St. James Church in Long Reach stands prominently on a sizable hill, offering a breathtaking view of the St. John River. This location embodies the saying, “A house upon a hill cannot be hidden.”
Long Reach is steeped in history and tradition. In 1611, during the French occupation, the first religious service on the St. John River took place on an island opposite the present-day church. Captain John Gorham sailed up “The Reach” in 1758, claiming the land for Great Britain. In 1783, Loyalists traveled up Long Reach to settle along the riverbanks and establish the Province of New Brunswick.
Nestled on the slopes of the hills are the homes of the residents, descendants of the Loyalists who cleared the land and began a Mission. Parish Clergymen from Kingston occasionally held services in the homes of the local people. The challenge of traveling through the large parish likely motivated the construction of St. James Church.

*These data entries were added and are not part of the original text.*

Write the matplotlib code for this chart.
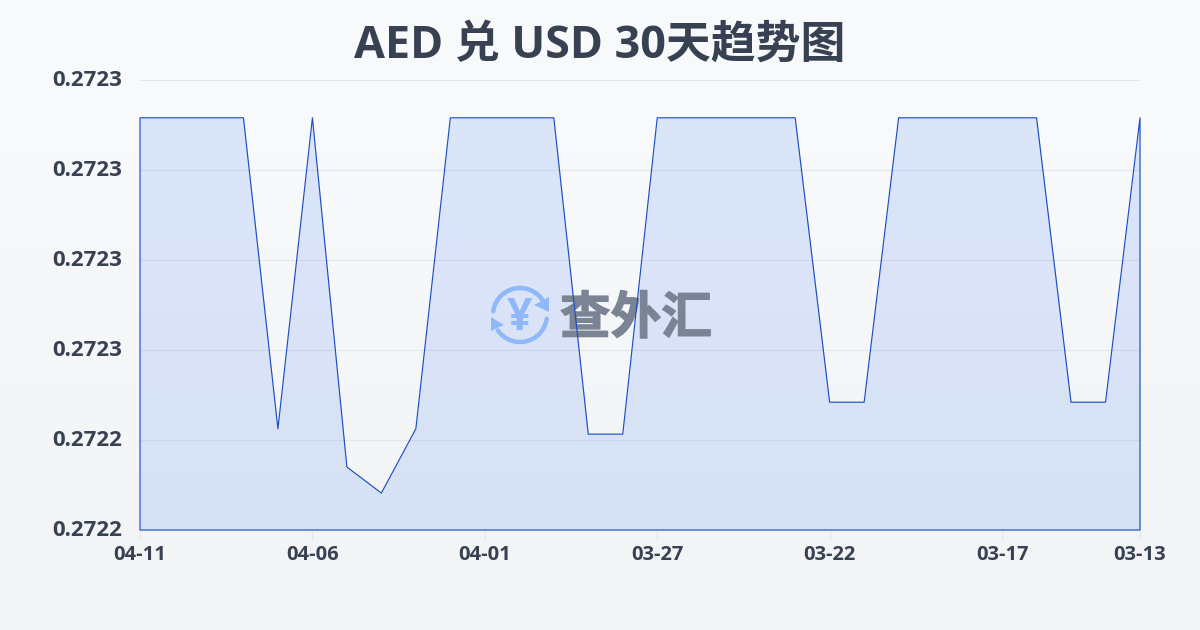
import numpy as np
import matplotlib
matplotlib.use("Agg")
import matplotlib.pyplot as plt
import matplotlib.patheffects as pe
from matplotlib.patches import Polygon
from matplotlib.transforms import Affine2D, ScaledTranslation

plt.rcParams['font.family'] = ['Open Sans', 'Noto Sans CJK SC', 'DejaVu Sans']

dates = ["04-11", "04-10", "04-09", "04-08", "04-07", "04-06", "04-05", "04-04", "04-03", "04-02",
         "04-01", "03-31", "03-30", "03-29", "03-28", "03-27", "03-26", "03-25", "03-24", "03-23",
         "03-22", "03-21", "03-20", "03-19", "03-18", "03-17", "03-16", "03-15", "03-14", "03-13"]
rates = [0.2723116, 0.2723116, 0.2723116, 0.2723116, 0.2722425, 0.2723116, 0.272234, 0.2722282, 0.2722425, 0.2723116,
         0.2723116, 0.2723116, 0.2723116, 0.2722413, 0.2722413, 0.2723116, 0.2723116, 0.2723116, 0.2723116, 0.2723116,
         0.2722484, 0.2722484, 0.2723116, 0.2723116, 0.2723116, 0.2723116, 0.2723116, 0.2722484, 0.2722484, 0.2723116]
y_ticks = [0.27222, 0.27224, 0.27226, 0.27228, 0.27230, 0.27232]
x_tick_idx = [0, 5, 10, 15, 20, 25, 29]

W, H = 1200, 630
TEXT = "#374151"
BLUE = "#2563eb"
LINE = "#1d4fc4"
ICON = "#8fb8f8"

fig = plt.figure(figsize=(12, 6.3), dpi=100)

# fondo degradado
bg = fig.add_axes([0, 0, 1, 1], zorder=0)
bg.imshow(np.array([[0], [1]]), aspect="auto", extent=[0, 1, 0, 1], interpolation="bicubic",
          cmap=matplotlib.colors.LinearSegmentedColormap.from_list("bg", ["#f8fafc", "#f2f4f6"]))
bg.axis("off")

ax = fig.add_axes([140 / W, (H - 530) / H, 1000 / W, 450 / H], zorder=1)
ax.patch.set_alpha(0)
x = np.arange(len(rates))
base = y_ticks[0]

ax.fill_between(x, rates, base, color=BLUE, alpha=0.13, lw=0, zorder=2)
ax.fill_between(x, rates, base, facecolor="none", edgecolor=LINE, lw=0.85, zorder=4, clip_on=False)

ax.set_xlim(0, len(rates) - 1)
ax.set_ylim(y_ticks[0], y_ticks[-1])
ax.set_xticks(x_tick_idx, [dates[i] for i in x_tick_idx])
ax.set_yticks(y_ticks)
ax.yaxis.set_major_formatter(matplotlib.ticker.FormatStrFormatter("%.4f"))
ax.grid(axis="y", color="#e3e6eb", lw=0.8, zorder=1)
ax.set_axisbelow(True)
for s in ax.spines.values():
    s.set_visible(False)
ax.tick_params(axis="x", length=7, width=0.8, color="#e3e6eb", pad=4, labelsize=14.5, labelcolor=TEXT)
ax.tick_params(axis="y", length=0, pad=13, labelsize=16, labelcolor=TEXT)
for lab in ax.get_xticklabels() + ax.get_yticklabels():
    lab.set_fontweight("bold")
for lab in ax.get_yticklabels():
    lab.set_transform(lab.get_transform() + ScaledTranslation(0, 2 / 100, fig.dpi_scale_trans))

fig.text(600 / W, (H - 46) / H, "AED 兑 USD 30天趋势图", ha="center", va="center",
         fontsize=32.3, fontweight="bold", color=TEXT)

# marca de agua en coordenadas de pixel, debajo de la linea
px = Affine2D().scale(1, -1).translate(0, H)
ang = np.radians(np.linspace(172, 35, 40))
ax.plot(520 + 27 * np.cos(ang), 315 - 27 * np.sin(ang), color=ICON, lw=3.2, solid_capstyle="round",
        transform=px, zorder=3, clip_on=False)
ang = np.radians(np.linspace(-8, -145, 40))
ax.plot(520 + 27 * np.cos(ang), 315 - 27 * np.sin(ang), color=ICON, lw=3.2, solid_capstyle="round",
        transform=px, zorder=3, clip_on=False)
ax.add_patch(Polygon([(549, 297), (549, 312), (534, 305)], closed=True, color=ICON, lw=0, transform=px, zorder=3))
ax.add_patch(Polygon([(491, 317), (491, 331), (504, 325)], closed=True, color=ICON, lw=0, transform=px, zorder=3))
ax.text(520, 318, "¥", transform=px, ha="center", va="center", fontsize=32, fontweight="bold",
        color=ICON, family=["Open Sans", "DejaVu Sans"], zorder=3)
wm = ax.text(636, 319, "查外汇", transform=px, ha="center", va="center", fontsize=36.5, fontweight="bold",
             color="#7b8494", family=["Noto Sans CJK SC", "DejaVu Sans"], zorder=3)
wm.set_path_effects([pe.withStroke(linewidth=1, foreground="#7b8494")])

fig.savefig("out.png", dpi=100)
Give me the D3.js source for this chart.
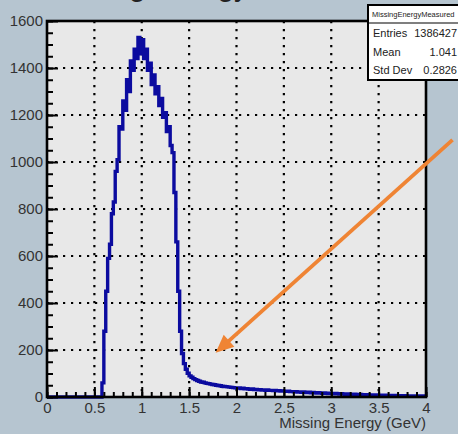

Brown Whelpley donated the land for St. James Church, and local men using local materials built the church between 1841 and 1843. Samuel Foster oversaw the construction and built the unique “Three Decker Pulpit” with a Circular communion Rail. The church features a Queen Anne design and is the only one of its kind in any Anglican Church in the province. It is thought to be the only one of its type in any Anglican Church in Canada.
Before the consecration, the Bishop required that the seats should be made free, with pew holders signing an agreement that reserved the right to sell individual pews if deemed advisable by the Bishop while they resided in the Parish. This time never came. In 1915, the original box pews were replaced by modern pews, with the old pew panels forming the wainscot around the interior walls.
The Bible on the Reading Desk has been in use since the church’s inception, presented by the Church Society in 1843. For eighty years, a “Plain Deal Table” served as the Altar until the current Altar was installed and dedicated in 1926, originally from St. Luke’s Church in Young’s Cove, where it had likely been in use since 1853.
On October 30, 1845, the Right Reverend John Medley consecrated the Church, naming it Saint James Church, Long Reach.
In 1938, a Church Hall was built across the road from Saint James Church in memory of Mrs. Frances Smith, a faithful servant of the Church for many years. It was named “Frances Smith Memorial Hall.” A fire destroyed the building in 1948, and a new building was erected on the same site, bearing the same name.